Following the win over LSU in late September, students and fans, as they have done for decades, rolled the oaks with toilet paper, only to watch as one of the trees go up in flames. A 29-year-old Auburn “man,” Jochen Weist, was identified on video using a lighter to set the toilet paper on fire and arrested.

Nearly four weeks later, it’s not looking good for the tree’s survival.

“Our message to the Auburn Family about the Magnolia Avenue tree remains the same as from the outset, that it is severely damaged from the Sept. 25 fire,” AU professor of horticulture Dr. Gary Keever said in a statement according to “We have conducted three assessments of its health, the most recent one showing 60-70 percent of the tree’s canopy is dead. A few new leaves have formed on some of the live branches, however, this does not indicate additional growth will occur or that those branches will be alive in the spring.

“Although the outlook is not promising, Auburn is doing everything possible to save the tree. We will continue to monitor the tree and provide updates as they become available.”

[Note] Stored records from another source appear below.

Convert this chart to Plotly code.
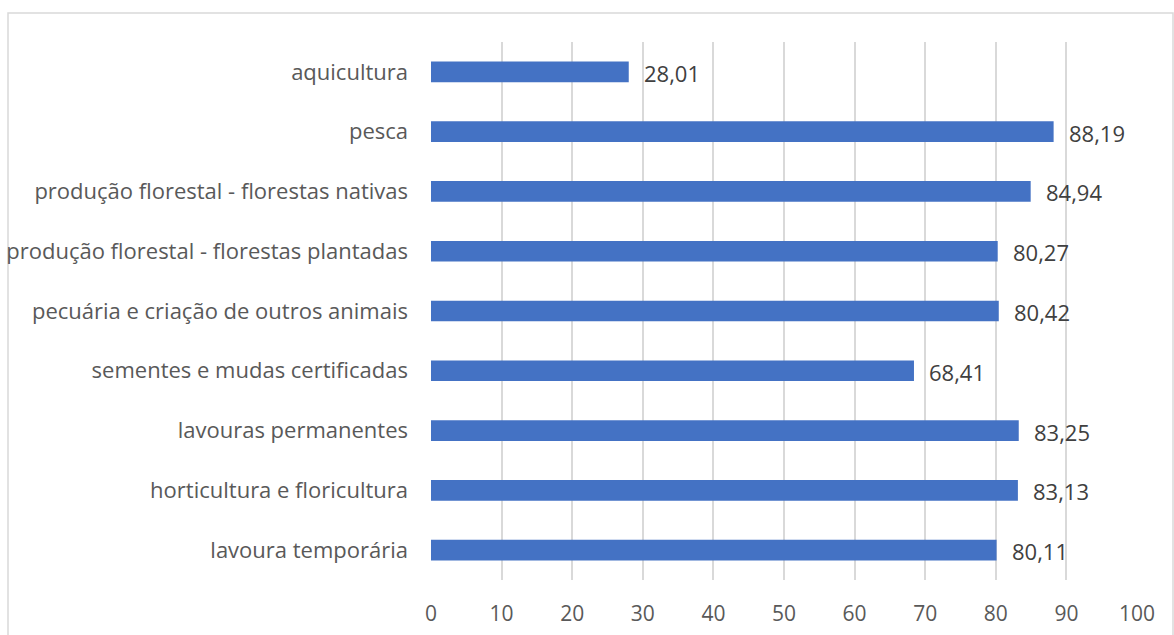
import plotly.graph_objects as go

categories = [
    "lavoura temporária",
    "horticultura e floricultura",
    "lavouras permanentes",
    "sementes e mudas certificadas",
    "pecuária e criação de outros animais",
    "produção florestal - florestas plantadas",
    "produção florestal - florestas nativas",
    "pesca",
    "aquicultura",
]
values = [80.11, 83.13, 83.25, 68.41, 80.42, 80.27, 84.94, 88.19, 28.01]
x_ticks = [0, 10, 20, 30, 40, 50, 60, 70, 80, 90, 100]

FONT = "Open Sans"
TXT = "#595959"

fig = go.Figure()
fig.add_trace(go.Bar(
    y=categories, x=values, orientation="h",
    marker=dict(color="#4472C4", line=dict(width=0)),
    hoverinfo="skip",
))

annotations = []
for c, v in zip(categories, values):
    annotations.append(dict(
        x=v, y=c, xref="x", yref="y",
        text=f"{v:.2f}".replace(".", ","),
        showarrow=False, xanchor="left", yanchor="middle",
        xshift=13, yshift=-1,
        font=dict(family=FONT, size=22, color="#404040"),
    ))

W, H = 1174, 635
L, R, T, B = 431, 37, 42, 55
pw, ph = W - L - R, H - T - B

fig.update_layout(
    width=W, height=H,
    margin=dict(l=L, r=R, t=T, b=B, pad=0, autoexpand=False),
    paper_bgcolor="white", plot_bgcolor="white",
    bargap=0.654,
    showlegend=False,
    separators=",.",
    annotations=annotations,
    font=dict(family=FONT, size=21, color=TXT),
    xaxis=dict(
        range=[0, 100], tickvals=x_ticks, showgrid=True,
        gridcolor="#d9d9d9", gridwidth=1.5, zeroline=False,
        showline=False, ticks="", ticklabelstandoff=19,
        tickfont=dict(family=FONT, size=21, color=TXT),
        fixedrange=True, automargin=False,
    ),
    yaxis=dict(
        categoryorder="array", categoryarray=categories,
        showgrid=False, zeroline=False, showline=False, ticks="",
        ticklabelstandoff=22,
        tickfont=dict(family=FONT, size=22, color=TXT),
        fixedrange=True, automargin=False,
    ),
    shapes=[dict(
        type="rect", xref="paper", yref="paper",
        x0=(8 - L) / pw, x1=(1173 - L) / pw,
        y0=-(H + 20 - T - ph) / ph, y1=1 + (T - 13) / ph,
        line=dict(color="#d9d9d9", width=1.5), fillcolor="rgba(0,0,0,0)",
        layer="below",
    )],
)

fig.write_html("out.html", config={"displayModeBar": False})
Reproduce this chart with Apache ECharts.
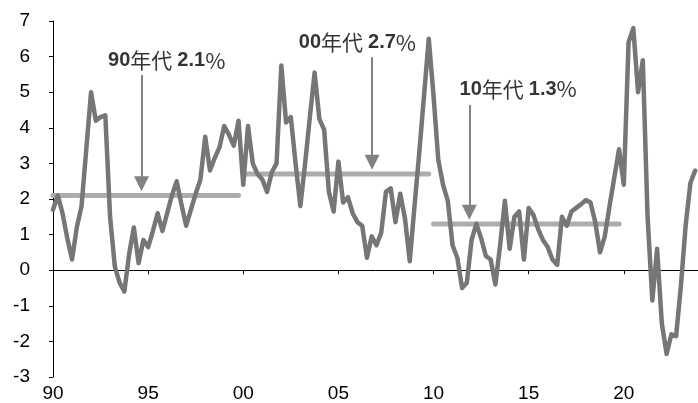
<!DOCTYPE html>
<html>
<head>
<meta charset="utf-8">
<script src="https://cdn.jsdelivr.net/npm/echarts@6/dist/echarts.min.js"></script>
<style>
  html, body { margin: 0; padding: 0; background: #ffffff; }
  #chart { width: 698px; height: 403px; }
</style>
</head>
<body>
<div id="chart"></div>
<script>
// Quarterly series, first quarter of 1990 onward (%)
const firstYear = 1990;
const quarterlyValues = [
  1.7, 2.1, 1.6, 0.9,      // 1990
  0.3, 1.2, 1.8, 3.4,      // 1991
  5.0, 4.2, 4.3, 4.35,     // 1992
  1.5, 0.1, -0.35, -0.6,   // 1993
  0.45, 1.2, 0.2, 0.85,    // 1994
  0.65, 1.1, 1.6, 1.1,     // 1995
  1.6, 2.1, 2.5, 1.85,     // 1996
  1.25, 1.7, 2.15, 2.55,   // 1997
  3.75, 2.8, 3.15, 3.45,   // 1998
  4.05, 3.8, 3.5, 4.2,     // 1999
  2.4, 4.05, 3.0, 2.7,     // 2000
  2.55, 2.2, 2.75, 3.0,    // 2001
  5.75, 4.15, 4.3, 3.0,    // 2002
  1.8, 3.0, 4.3, 5.55,     // 2003
  4.25, 3.95, 2.2, 1.65,   // 2004
  3.05, 1.9, 2.05, 1.6,    // 2005
  1.35, 1.25, 0.35, 0.95,  // 2006
  0.7, 1.05, 2.2, 2.3,     // 2007
  1.35, 2.15, 1.45, 0.25,  // 2008
  1.8, 3.3, 4.9, 6.5,      // 2009
  4.9, 3.1, 2.4, 1.95,     // 2010
  0.7, 0.35, -0.5, -0.35,  // 2011
  0.85, 1.3, 0.9, 0.4,     // 2012
  0.3, -0.4, 0.7, 1.95,    // 2013
  0.6, 1.5, 1.65, 0.3,     // 2014
  1.75, 1.55, 1.15, 0.85,  // 2015
  0.65, 0.3, 0.15, 1.5,    // 2016
  1.25, 1.65, 1.75, 1.85,  // 2017
  1.97, 1.9, 1.35, 0.5,    // 2018
  0.95, 1.8, 2.6, 3.4,     // 2019
  2.4, 6.4, 6.8, 5.0,      // 2020
  5.9, 1.5, -0.85, 0.6,    // 2021
  -1.5, -2.35, -1.8, -1.85,// 2022
  -0.45, 1.25, 2.45, 2.8   // 2023
];

// Axis ticks
const tickYears = [1990, 1995, 2000, 2005, 2010, 2015, 2020];
const tickLabels = ['90', '95', '00', '05', '10', '15', '20'];

// Decade averages
const decadeNames = ['90', '00', '10'];
const decadeStarts = [1990, 2000, 2010];
const decadeEnds = [1999.75, 2009.75, 2019.75];
const decadeAverages = [2.1, 2.7, 1.3];

// Placement of the decade notes and their arrows (axis units)
const notePlacement = [
  { text: [1995.98, 5.90], arrowX: 1994.65, arrowTop: 5.48 },
  { text: [2006.00, 6.40], arrowX: 2006.77, arrowTop: 5.98 },
  { text: [2014.45, 5.09], arrowX: 2011.88, arrowTop: 4.64 }
];

const seriesPoints = quarterlyValues.map((v, i) => [firstYear + i / 4, v]);

const averageSeries = decadeAverages.map((avg, k) => ({
  type: 'line',
  name: decadeNames[k] + '年代',
  data: [[decadeStarts[k], avg], [decadeEnds[k], avg]],
  showSymbol: false,
  symbol: 'none',
  silent: true,
  z: 2,
  lineStyle: { color: '#adadad', width: 5, cap: 'round' },
  markLine: {
    silent: true,
    symbol: ['none', 'triangle'],
    symbolSize: 15,
    label: { show: false },
    lineStyle: { color: '#828282', width: 2, type: 'solid' },
    itemStyle: { color: '#828282' },
    emphasis: { disabled: true },
    data: [[
      { coord: [notePlacement[k].arrowX, notePlacement[k].arrowTop] },
      { coord: [notePlacement[k].arrowX, avg + 0.33] }
    ]]
  }
}));

const noteData = decadeNames.map((name, k) => ({
  value: [notePlacement[k].text[0], notePlacement[k].text[1]],
  decade: name,
  avg: decadeAverages[k]
}));

const chart = echarts.init(document.getElementById('chart'), null, { renderer: 'canvas' });

chart.setOption({
  animation: false,
  backgroundColor: '#ffffff',
  grid: { left: 53, right: 0, top: 21, bottom: 25 },
  xAxis: [
    {
      type: 'value', min: 1990, max: 2023.9, position: 'bottom',
      axisLine: { show: true, onZero: true, lineStyle: { color: '#000', width: 1 } },
      axisTick: { show: true, length: 4, customValues: tickYears, lineStyle: { color: '#000' } },
      axisLabel: { show: false },
      splitLine: { show: false }
    },
    {
      type: 'value', min: 1990, max: 2023.9, position: 'bottom',
      axisLine: { show: false, onZero: false },
      axisTick: { show: false },
      axisLabel: {
        show: true,
        customValues: tickYears,
        formatter: v => {
          const i = tickYears.indexOf(Math.round(v));
          return i >= 0 ? tickLabels[i] : '';
        },
        fontFamily: 'Liberation Sans',
        fontSize: 19,
        color: '#000',
        margin: 7
      },
      splitLine: { show: false }
    }
  ],
  yAxis: {
    type: 'value', min: -3, max: 7, interval: 1,
    axisLine: { show: true, lineStyle: { color: '#000', width: 1 } },
    axisTick: { show: true, length: 4, lineStyle: { color: '#000' } },
    axisLabel: { fontFamily: 'Liberation Sans', fontSize: 19, color: '#000', margin: 23 },
    splitLine: { show: false }
  },
  series: [
    ...averageSeries,
    {
      type: 'line',
      name: 'quarterly',
      data: seriesPoints,
      showSymbol: false,
      symbol: 'none',
      silent: true,
      z: 3,
      lineStyle: { color: '#767676', width: 4.5, join: 'round', cap: 'round' }
    },
    {
      type: 'scatter',
      name: 'notes',
      data: noteData,
      symbolSize: 0,
      silent: true,
      z: 5,
      label: {
        show: true,
        position: 'inside',
        formatter: p => `{n|${p.data.decade}}{c|年代}{s| }{n|${p.data.avg.toFixed(1)}}{p|%}`,
        rich: {
          n: { fontFamily: 'Liberation Sans', fontWeight: 'bold', fontSize: 20, color: '#000' },
          c: { fontFamily: 'Noto Sans CJK JP', fontSize: 21, color: '#000' },
          s: { fontFamily: 'Liberation Sans', fontSize: 18 },
          p: { fontFamily: 'Noto Sans CJK JP', fontSize: 22, color: '#000' }
        }
      }
    }
  ]
});
</script>
</body>
</html>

Weist was originally taken into custody on a charge of public intoxication. Additional charges of first-degree criminal mischief, a felony, and desecration of a venerable object were later added.

The case has been sent to a grand jury.

University officials have asked that the fire-damaged tree not be rolled. That tradition had just been revived this season following a three-year absence as a result of an Alabama fan poisoning the oaks.